The Apostle Paul said in one of his letters to a fledgling Christian community that they should understand themselves to be “members of one another.”
[J]ust as each of us has one body with many members, and these members do not all have the same function, so […] we, though many, form one body, and each member belongs to all the others.
We belong to one another. I belong to you, you belong to me, and we both belong to that other person over there. There’s a hymn — #317 in our hymnal (we’ll be singing it at the end of the service). It’s called “We Are Not Our Own.” We are not our own. The Vietnamese poet, peace activist, and Buddhist teacher, the Ven. Thich Nhat Hanh, created a term to express this deep interconnectedness – he says that we “inter-are.” [Inter-are] You and I “inter-are.” We belong to one another. We are a part of one another. Our very being depends on each other. We cannot exist — at least, we cannot exist in deep, life changing, world changing community — without one another. More than being “interconnected,” we “inter-are.”
And that means that when I come to this community one of the things I most fervently want, one of my own deep needs, is that you get the things you want and need. One of my deepest desires is that you find your desires fulfilled. Even if that means that I don’t get what I want and need. This way, when things go your way and don’t go mine, I actually have gotten something that I wanted – I got your getting your needs met.
Of course, I most certainly hope that I will get my way … at least some of the time. My wanting you to find what you want and need is only one of my own wants and needs. And I’d be pretty foolish to stick around too long if thingsnever went the way I want, if I never got my needs met. Yet there is a corollary to my wanting you to get what you want and need even if, at times, that means that I don’t get my own needs met. The corollary is that at the same time I’m thinking about you, you’re over there wanting the same thing for me even if you have to let go of some of your assumptions and expectations. And that other person over there is hoping this for that other other person. And so it goes. Each of us deeply desiring the best for the other; each of us remembering that our own needs are only part of story.
Last week I talked about an aspect of the Beloved Community and said that it’s a vision of a community in which, “No one […] is considered […] less. No one is considered, ‘Other.’ Each is recognized for the gifts they bring; each adapts to the other because we’re all kin.”

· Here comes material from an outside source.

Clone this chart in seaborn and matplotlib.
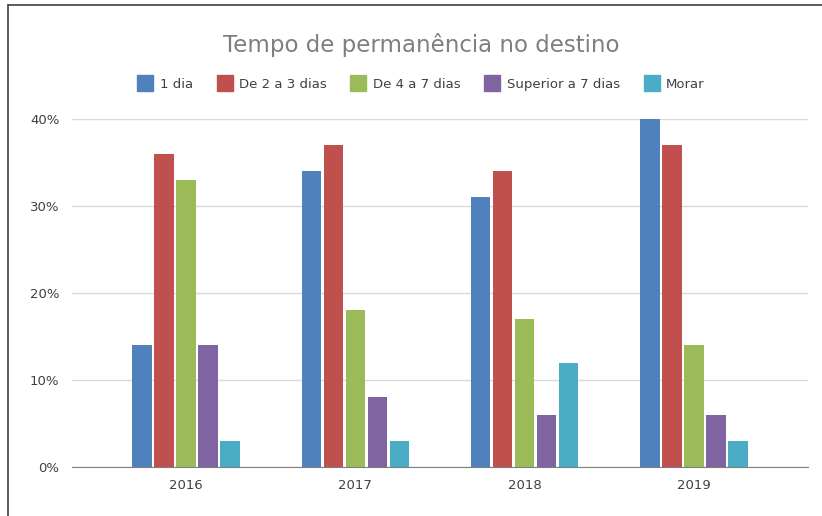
import matplotlib.pyplot as plt
import matplotlib.lines as mlines
import pandas as pd
import seaborn as sb
from matplotlib.ticker import PercentFormatter

years = ['2016', '2017', '2018', '2019']
series = ['1 dia', 'De 2 a 3 dias', 'De 4 a 7 dias', 'Superior a 7 dias', 'Morar']
um_dia = [0.14, 0.34, 0.31, 0.40]
de_2_a_3 = [0.36, 0.37, 0.34, 0.37]
de_4_a_7 = [0.33, 0.18, 0.17, 0.14]
superior_7 = [0.14, 0.08, 0.06, 0.06]
morar = [0.03, 0.03, 0.12, 0.03]
colors = ['#4F81BD', '#C0504D', '#9BBB59', '#8064A2', '#4BACC6']

# long format table for seaborn
rows = []
for name, vals in zip(series, [um_dia, de_2_a_3, de_4_a_7, superior_7, morar]):
    for y, v in zip(years, vals):
        rows.append({'ano': y, 'tipo': name, 'valor': v})
df = pd.DataFrame(rows)

sb.set_style('white')
plt.rcParams['font.family'] = ['DejaVu Sans']

fig = plt.figure(figsize=(8.22, 5.16), dpi=100)
ax = fig.add_axes([0.0876, 0.095, 0.8954, 0.674])

sb.barplot(data=df, x='ano', y='valor', hue='tipo', hue_order=series,
           palette=colors, width=0.65, gap=0.12, saturation=1,
           edgecolor='white', linewidth=0, ax=ax, legend=False)

ax.set_xlim(-0.673, 3.674)
ax.set_ylim(0, 0.4)
ax.set_yticks([0, 0.1, 0.2, 0.3, 0.4])
ax.yaxis.set_major_formatter(PercentFormatter(1.0, decimals=0))
ax.grid(axis='y', color='#D9D9D9', linewidth=1)
ax.set_axisbelow(True)
for s in ['top', 'right', 'left']:
    ax.spines[s].set_visible(False)
ax.spines['bottom'].set_color('#7F7F7F')
ax.tick_params(axis='both', length=0, labelsize=9.5, colors='#404040', pad=9)
ax.set_xlabel('')
ax.set_ylabel('')

fig.text(0.513, 0.912, 'Tempo de permanência no destino', ha='center', va='center',
         fontsize=16.5, color='#7F7F7F')

handles = [mlines.Line2D([], [], marker='s', linestyle='', markersize=11,
                         markerfacecolor=c, markeredgecolor=c) for c in colors]
fig.legend(handles, series, loc='center', bbox_to_anchor=(0.513, 0.837), ncol=5,
           frameon=False, fontsize=9.5, handlelength=1.0, handletextpad=0.6,
           columnspacing=1.9, labelcolor='#404040')

# outer frame line on left and top
fig.add_artist(mlines.Line2D([0.01, 0.01], [0, 0.99], color='#404040', linewidth=1.2,
                             transform=fig.transFigure))
fig.add_artist(mlines.Line2D([0.01, 1.0], [0.99, 0.99], color='#404040', linewidth=1.2,
                             transform=fig.transFigure))

fig.savefig('out.png', dpi=100)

This morning I’ve offered another – a community in which we all know ourselves to be “members of one another,” who “belong to one another.” The Beloved Community is one in which our needs are balanced with, integrated with, those of everyone else. A community where we “inter-are,” where we recognize that our very being depends on the being of others. A community which, for many, we already are. A community I have no doubt we can ever get closer to. A community in which we can indeed find refuge.